··· Data lines

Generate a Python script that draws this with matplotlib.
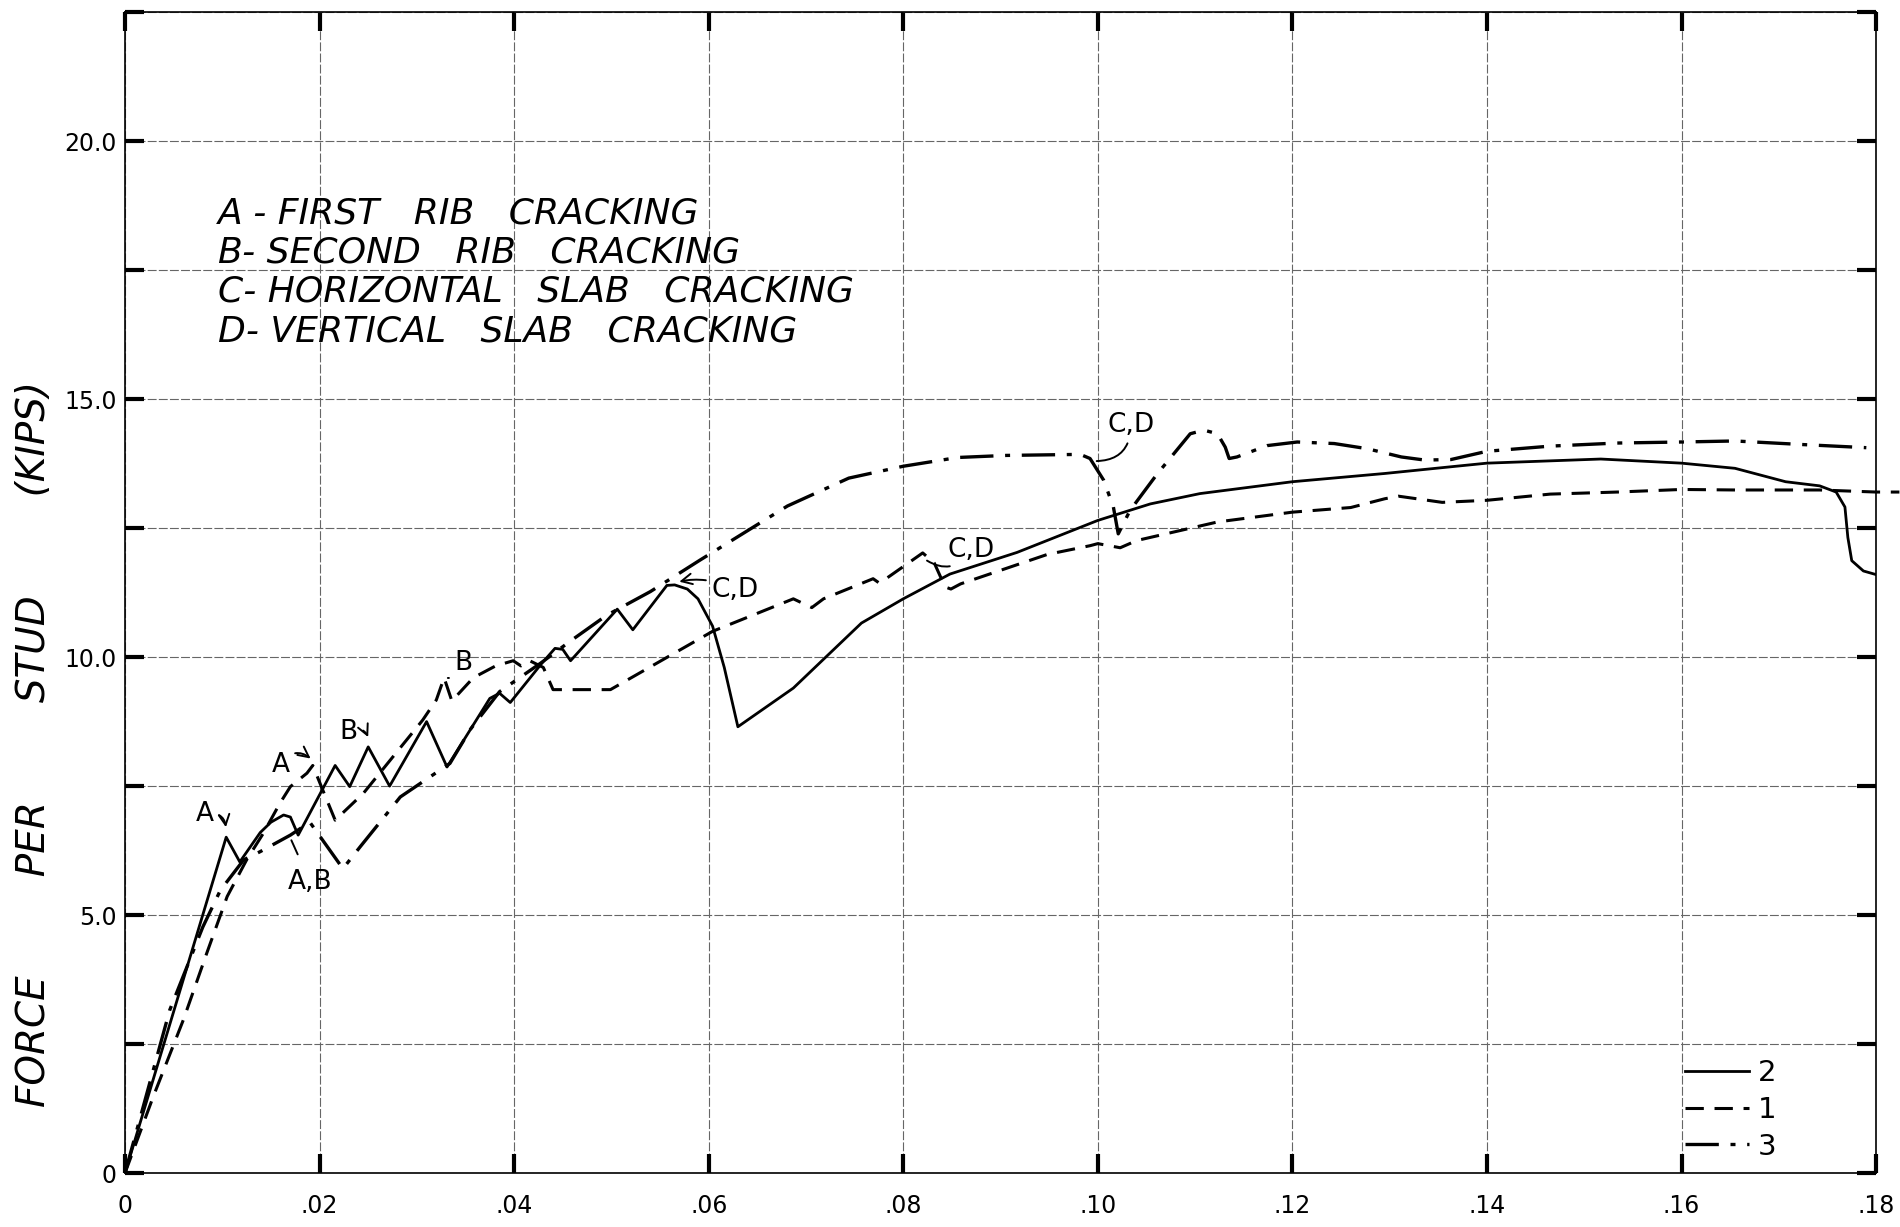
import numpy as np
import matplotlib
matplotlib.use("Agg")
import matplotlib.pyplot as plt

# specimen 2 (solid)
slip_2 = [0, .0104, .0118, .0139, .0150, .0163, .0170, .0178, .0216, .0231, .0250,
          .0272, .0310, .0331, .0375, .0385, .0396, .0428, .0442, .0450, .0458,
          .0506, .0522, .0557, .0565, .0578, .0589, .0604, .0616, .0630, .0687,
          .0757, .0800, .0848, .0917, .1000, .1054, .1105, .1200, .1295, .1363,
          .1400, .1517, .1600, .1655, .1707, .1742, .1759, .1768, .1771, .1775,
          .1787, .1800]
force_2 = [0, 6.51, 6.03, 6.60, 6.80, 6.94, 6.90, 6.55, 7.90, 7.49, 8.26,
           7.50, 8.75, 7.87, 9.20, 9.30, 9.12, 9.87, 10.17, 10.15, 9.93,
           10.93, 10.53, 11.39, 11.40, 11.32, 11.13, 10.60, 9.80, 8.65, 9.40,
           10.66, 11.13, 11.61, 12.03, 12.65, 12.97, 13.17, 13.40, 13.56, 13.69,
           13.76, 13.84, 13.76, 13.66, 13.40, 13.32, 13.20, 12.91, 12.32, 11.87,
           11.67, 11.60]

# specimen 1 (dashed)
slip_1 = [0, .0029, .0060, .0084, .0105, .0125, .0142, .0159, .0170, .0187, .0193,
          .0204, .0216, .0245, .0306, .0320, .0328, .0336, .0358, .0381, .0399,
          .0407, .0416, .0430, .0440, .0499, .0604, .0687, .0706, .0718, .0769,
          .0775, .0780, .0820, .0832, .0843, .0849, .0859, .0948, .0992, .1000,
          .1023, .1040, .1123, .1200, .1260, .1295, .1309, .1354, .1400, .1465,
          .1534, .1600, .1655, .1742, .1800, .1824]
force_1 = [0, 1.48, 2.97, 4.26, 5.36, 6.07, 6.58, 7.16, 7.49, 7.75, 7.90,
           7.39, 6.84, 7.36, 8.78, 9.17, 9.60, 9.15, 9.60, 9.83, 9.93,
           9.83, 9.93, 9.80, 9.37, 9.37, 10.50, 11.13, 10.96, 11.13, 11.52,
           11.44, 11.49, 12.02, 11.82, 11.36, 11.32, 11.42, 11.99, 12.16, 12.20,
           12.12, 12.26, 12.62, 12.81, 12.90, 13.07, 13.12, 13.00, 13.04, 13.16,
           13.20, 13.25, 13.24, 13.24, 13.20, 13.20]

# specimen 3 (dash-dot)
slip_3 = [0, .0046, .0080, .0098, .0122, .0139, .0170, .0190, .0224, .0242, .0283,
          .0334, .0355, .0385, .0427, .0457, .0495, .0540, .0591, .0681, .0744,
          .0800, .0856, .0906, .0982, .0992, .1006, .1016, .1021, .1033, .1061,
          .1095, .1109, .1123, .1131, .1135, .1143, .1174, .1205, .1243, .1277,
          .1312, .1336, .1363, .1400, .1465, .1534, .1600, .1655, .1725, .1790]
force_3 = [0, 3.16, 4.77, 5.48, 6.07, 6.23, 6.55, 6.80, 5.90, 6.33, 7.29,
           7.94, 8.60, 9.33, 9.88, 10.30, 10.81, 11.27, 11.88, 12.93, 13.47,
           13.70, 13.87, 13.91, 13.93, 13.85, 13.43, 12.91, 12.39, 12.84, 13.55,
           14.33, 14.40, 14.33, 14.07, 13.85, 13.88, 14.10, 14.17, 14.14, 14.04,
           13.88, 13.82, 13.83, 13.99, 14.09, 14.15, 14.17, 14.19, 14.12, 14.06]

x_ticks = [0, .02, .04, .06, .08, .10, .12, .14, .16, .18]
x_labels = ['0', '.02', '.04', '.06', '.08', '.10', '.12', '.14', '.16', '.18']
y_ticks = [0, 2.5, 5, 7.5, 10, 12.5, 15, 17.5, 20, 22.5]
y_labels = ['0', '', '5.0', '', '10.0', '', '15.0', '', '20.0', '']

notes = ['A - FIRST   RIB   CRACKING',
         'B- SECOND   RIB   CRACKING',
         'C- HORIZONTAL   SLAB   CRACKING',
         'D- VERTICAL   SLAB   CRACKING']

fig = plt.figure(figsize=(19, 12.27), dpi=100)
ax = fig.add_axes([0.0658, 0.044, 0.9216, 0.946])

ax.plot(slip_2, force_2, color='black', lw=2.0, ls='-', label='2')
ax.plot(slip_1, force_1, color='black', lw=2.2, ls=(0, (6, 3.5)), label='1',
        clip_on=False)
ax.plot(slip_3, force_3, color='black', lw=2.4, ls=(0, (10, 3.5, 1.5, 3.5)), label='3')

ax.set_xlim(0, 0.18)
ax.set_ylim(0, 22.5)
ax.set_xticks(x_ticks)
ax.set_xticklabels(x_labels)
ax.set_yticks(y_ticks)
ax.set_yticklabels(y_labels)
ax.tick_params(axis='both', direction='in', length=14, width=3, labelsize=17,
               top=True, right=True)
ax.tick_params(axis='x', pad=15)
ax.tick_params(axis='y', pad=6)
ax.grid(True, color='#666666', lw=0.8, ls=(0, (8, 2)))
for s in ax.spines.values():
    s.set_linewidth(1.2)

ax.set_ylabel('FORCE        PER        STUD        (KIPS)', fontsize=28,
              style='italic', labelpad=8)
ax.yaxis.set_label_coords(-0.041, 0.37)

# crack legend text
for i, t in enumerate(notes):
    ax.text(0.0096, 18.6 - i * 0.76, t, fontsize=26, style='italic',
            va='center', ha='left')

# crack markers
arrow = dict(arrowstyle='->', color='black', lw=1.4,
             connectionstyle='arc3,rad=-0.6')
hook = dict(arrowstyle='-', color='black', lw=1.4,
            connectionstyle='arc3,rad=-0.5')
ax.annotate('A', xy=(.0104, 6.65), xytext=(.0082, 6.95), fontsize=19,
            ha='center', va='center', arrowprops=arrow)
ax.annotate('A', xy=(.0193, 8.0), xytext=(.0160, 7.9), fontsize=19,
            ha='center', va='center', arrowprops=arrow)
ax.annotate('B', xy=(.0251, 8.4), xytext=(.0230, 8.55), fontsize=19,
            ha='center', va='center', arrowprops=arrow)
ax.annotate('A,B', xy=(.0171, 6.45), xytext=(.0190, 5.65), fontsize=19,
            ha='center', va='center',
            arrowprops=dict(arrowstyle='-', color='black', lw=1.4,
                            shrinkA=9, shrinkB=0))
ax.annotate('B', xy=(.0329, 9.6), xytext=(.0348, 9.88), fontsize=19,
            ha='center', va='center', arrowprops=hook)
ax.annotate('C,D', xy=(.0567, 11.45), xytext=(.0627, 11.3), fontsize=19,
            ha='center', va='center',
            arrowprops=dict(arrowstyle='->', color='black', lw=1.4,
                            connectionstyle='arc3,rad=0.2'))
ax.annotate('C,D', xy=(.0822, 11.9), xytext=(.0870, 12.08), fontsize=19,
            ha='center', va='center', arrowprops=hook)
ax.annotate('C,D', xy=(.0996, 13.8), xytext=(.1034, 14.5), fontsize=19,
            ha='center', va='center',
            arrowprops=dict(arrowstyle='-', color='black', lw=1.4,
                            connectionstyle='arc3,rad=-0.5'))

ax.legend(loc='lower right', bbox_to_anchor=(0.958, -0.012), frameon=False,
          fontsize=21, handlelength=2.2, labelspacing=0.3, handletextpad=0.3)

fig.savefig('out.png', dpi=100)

······

#### The problem
Take the material above from its first line through the line holding "11.67, 11.60]" and set it down exactly, without the pictures.

#### Output of the exercise
Generate a Python script that draws this with matplotlib.
import numpy as np
import matplotlib
matplotlib.use("Agg")
import matplotlib.pyplot as plt

# specimen 2 (solid)
slip_2 = [0, .0104, .0118, .0139, .0150, .0163, .0170, .0178, .0216, .0231, .0250,
          .0272, .0310, .0331, .0375, .0385, .0396, .0428, .0442, .0450, .0458,
          .0506, .0522, .0557, .0565, .0578, .0589, .0604, .0616, .0630, .0687,
          .0757, .0800, .0848, .0917, .1000, .1054, .1105, .1200, .1295, .1363,
          .1400, .1517, .1600, .1655, .1707, .1742, .1759, .1768, .1771, .1775,
          .1787, .1800]
force_2 = [0, 6.51, 6.03, 6.60, 6.80, 6.94, 6.90, 6.55, 7.90, 7.49, 8.26,
           7.50, 8.75, 7.87, 9.20, 9.30, 9.12, 9.87, 10.17, 10.15, 9.93,
           10.93, 10.53, 11.39, 11.40, 11.32, 11.13, 10.60, 9.80, 8.65, 9.40,
           10.66, 11.13, 11.61, 12.03, 12.65, 12.97, 13.17, 13.40, 13.56, 13.69,
           13.76, 13.84, 13.76, 13.66, 13.40, 13.32, 13.20, 12.91, 12.32, 11.87,
           11.67, 11.60]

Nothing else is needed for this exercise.